• _YOUR GOAL_: Transcribe the listing below word for word.
━━━━━━━━━━━━━━━━
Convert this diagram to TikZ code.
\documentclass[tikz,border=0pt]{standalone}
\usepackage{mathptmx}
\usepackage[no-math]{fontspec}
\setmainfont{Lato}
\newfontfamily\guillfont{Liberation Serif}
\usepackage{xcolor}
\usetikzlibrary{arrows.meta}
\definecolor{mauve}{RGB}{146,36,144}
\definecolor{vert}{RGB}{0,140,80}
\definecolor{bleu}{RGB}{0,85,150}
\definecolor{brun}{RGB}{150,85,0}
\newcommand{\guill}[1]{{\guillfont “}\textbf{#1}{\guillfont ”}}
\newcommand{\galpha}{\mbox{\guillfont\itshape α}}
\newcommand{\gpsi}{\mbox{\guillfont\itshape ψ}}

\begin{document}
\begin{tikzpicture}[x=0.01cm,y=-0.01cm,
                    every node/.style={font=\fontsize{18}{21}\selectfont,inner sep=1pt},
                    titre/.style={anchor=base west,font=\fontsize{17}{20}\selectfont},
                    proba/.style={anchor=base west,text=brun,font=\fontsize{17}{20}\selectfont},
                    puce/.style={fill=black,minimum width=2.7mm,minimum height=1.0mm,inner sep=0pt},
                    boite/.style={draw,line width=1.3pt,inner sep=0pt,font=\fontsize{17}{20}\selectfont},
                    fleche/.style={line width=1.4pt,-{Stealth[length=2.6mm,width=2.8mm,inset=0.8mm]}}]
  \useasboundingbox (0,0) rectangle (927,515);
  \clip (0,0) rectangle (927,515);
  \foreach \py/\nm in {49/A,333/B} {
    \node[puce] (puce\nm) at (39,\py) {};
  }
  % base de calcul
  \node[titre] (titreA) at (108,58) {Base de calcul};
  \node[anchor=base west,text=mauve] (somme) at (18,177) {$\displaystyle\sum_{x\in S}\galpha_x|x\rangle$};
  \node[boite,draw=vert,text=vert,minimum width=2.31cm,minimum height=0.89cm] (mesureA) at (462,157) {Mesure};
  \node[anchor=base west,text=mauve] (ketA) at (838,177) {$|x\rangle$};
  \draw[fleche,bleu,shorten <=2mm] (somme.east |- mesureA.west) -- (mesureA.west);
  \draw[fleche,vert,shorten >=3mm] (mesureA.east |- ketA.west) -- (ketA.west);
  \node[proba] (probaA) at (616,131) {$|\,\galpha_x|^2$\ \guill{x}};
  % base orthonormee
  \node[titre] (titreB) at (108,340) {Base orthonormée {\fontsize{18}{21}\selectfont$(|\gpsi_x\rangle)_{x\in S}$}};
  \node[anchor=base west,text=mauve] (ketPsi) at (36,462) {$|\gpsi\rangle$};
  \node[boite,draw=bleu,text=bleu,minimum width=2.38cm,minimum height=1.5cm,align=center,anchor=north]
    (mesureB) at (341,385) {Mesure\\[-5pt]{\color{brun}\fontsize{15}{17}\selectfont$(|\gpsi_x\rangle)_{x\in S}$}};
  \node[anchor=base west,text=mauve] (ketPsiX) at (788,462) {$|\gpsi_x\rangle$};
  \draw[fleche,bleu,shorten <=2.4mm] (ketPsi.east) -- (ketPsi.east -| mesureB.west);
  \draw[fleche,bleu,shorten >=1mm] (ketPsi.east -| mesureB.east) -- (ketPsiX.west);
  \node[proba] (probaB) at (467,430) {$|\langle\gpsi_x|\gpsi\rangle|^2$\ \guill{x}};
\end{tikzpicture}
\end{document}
━━━━━━━━━━━━━━━━
• _COMPLETE ANSWER_:
Convert this diagram to TikZ code.
\documentclass[tikz,border=0pt]{standalone}
\usepackage{mathptmx}
\usepackage[no-math]{fontspec}
\setmainfont{Lato}
\newfontfamily\guillfont{Liberation Serif}
\usepackage{xcolor}
\usetikzlibrary{arrows.meta}
\definecolor{mauve}{RGB}{146,36,144}
\definecolor{vert}{RGB}{0,140,80}
\definecolor{bleu}{RGB}{0,85,150}
\definecolor{brun}{RGB}{150,85,0}
\newcommand{\guill}[1]{{\guillfont “}\textbf{#1}{\guillfont ”}}
\newcommand{\galpha}{\mbox{\guillfont\itshape α}}
\newcommand{\gpsi}{\mbox{\guillfont\itshape ψ}}

\begin{document}
\begin{tikzpicture}[x=0.01cm,y=-0.01cm,
                    every node/.style={font=\fontsize{18}{21}\selectfont,inner sep=1pt},
                    titre/.style={anchor=base west,font=\fontsize{17}{20}\selectfont},
                    proba/.style={anchor=base west,text=brun,font=\fontsize{17}{20}\selectfont},
                    puce/.style={fill=black,minimum width=2.7mm,minimum height=1.0mm,inner sep=0pt},
                    boite/.style={draw,line width=1.3pt,inner sep=0pt,font=\fontsize{17}{20}\selectfont},
                    fleche/.style={line width=1.4pt,-{Stealth[length=2.6mm,width=2.8mm,inset=0.8mm]}}]
  \useasboundingbox (0,0) rectangle (927,515);
  \clip (0,0) rectangle (927,515);
  \foreach \py/\nm in {49/A,333/B} {
    \node[puce] (puce\nm) at (39,\py) {};
  }
  % base de calcul
  \node[titre] (titreA) at (108,58) {Base de calcul};
  \node[anchor=base west,text=mauve] (somme) at (18,177) {$\displaystyle\sum_{x\in S}\galpha_x|x\rangle$};
  \node[boite,draw=vert,text=vert,minimum width=2.31cm,minimum height=0.89cm] (mesureA) at (462,157) {Mesure};
  \node[anchor=base west,text=mauve] (ketA) at (838,177) {$|x\rangle$};
  \draw[fleche,bleu,shorten <=2mm] (somme.east |- mesureA.west) -- (mesureA.west);
  \draw[fleche,vert,shorten >=3mm] (mesureA.east |- ketA.west) -- (ketA.west);
  \node[proba] (probaA) at (616,131) {$|\,\galpha_x|^2$\ \guill{x}};
  % base orthonormee
  \node[titre] (titreB) at (108,340) {Base orthonormée {\fontsize{18}{21}\selectfont$(|\gpsi_x\rangle)_{x\in S}$}};
  \node[anchor=base west,text=mauve] (ketPsi) at (36,462) {$|\gpsi\rangle$};
  \node[boite,draw=bleu,text=bleu,minimum width=2.38cm,minimum height=1.5cm,align=center,anchor=north]
    (mesureB) at (341,385) {Mesure\\[-5pt]{\color{brun}\fontsize{15}{17}\selectfont$(|\gpsi_x\rangle)_{x\in S}$}};
  \node[anchor=base west,text=mauve] (ketPsiX) at (788,462) {$|\gpsi_x\rangle$};
  \draw[fleche,bleu,shorten <=2.4mm] (ketPsi.east) -- (ketPsi.east -| mesureB.west);
  \draw[fleche,bleu,shorten >=1mm] (ketPsi.east -| mesureB.east) -- (ketPsiX.west);
  \node[proba] (probaB) at (467,430) {$|\langle\gpsi_x|\gpsi\rangle|^2$\ \guill{x}};
\end{tikzpicture}
\end{document}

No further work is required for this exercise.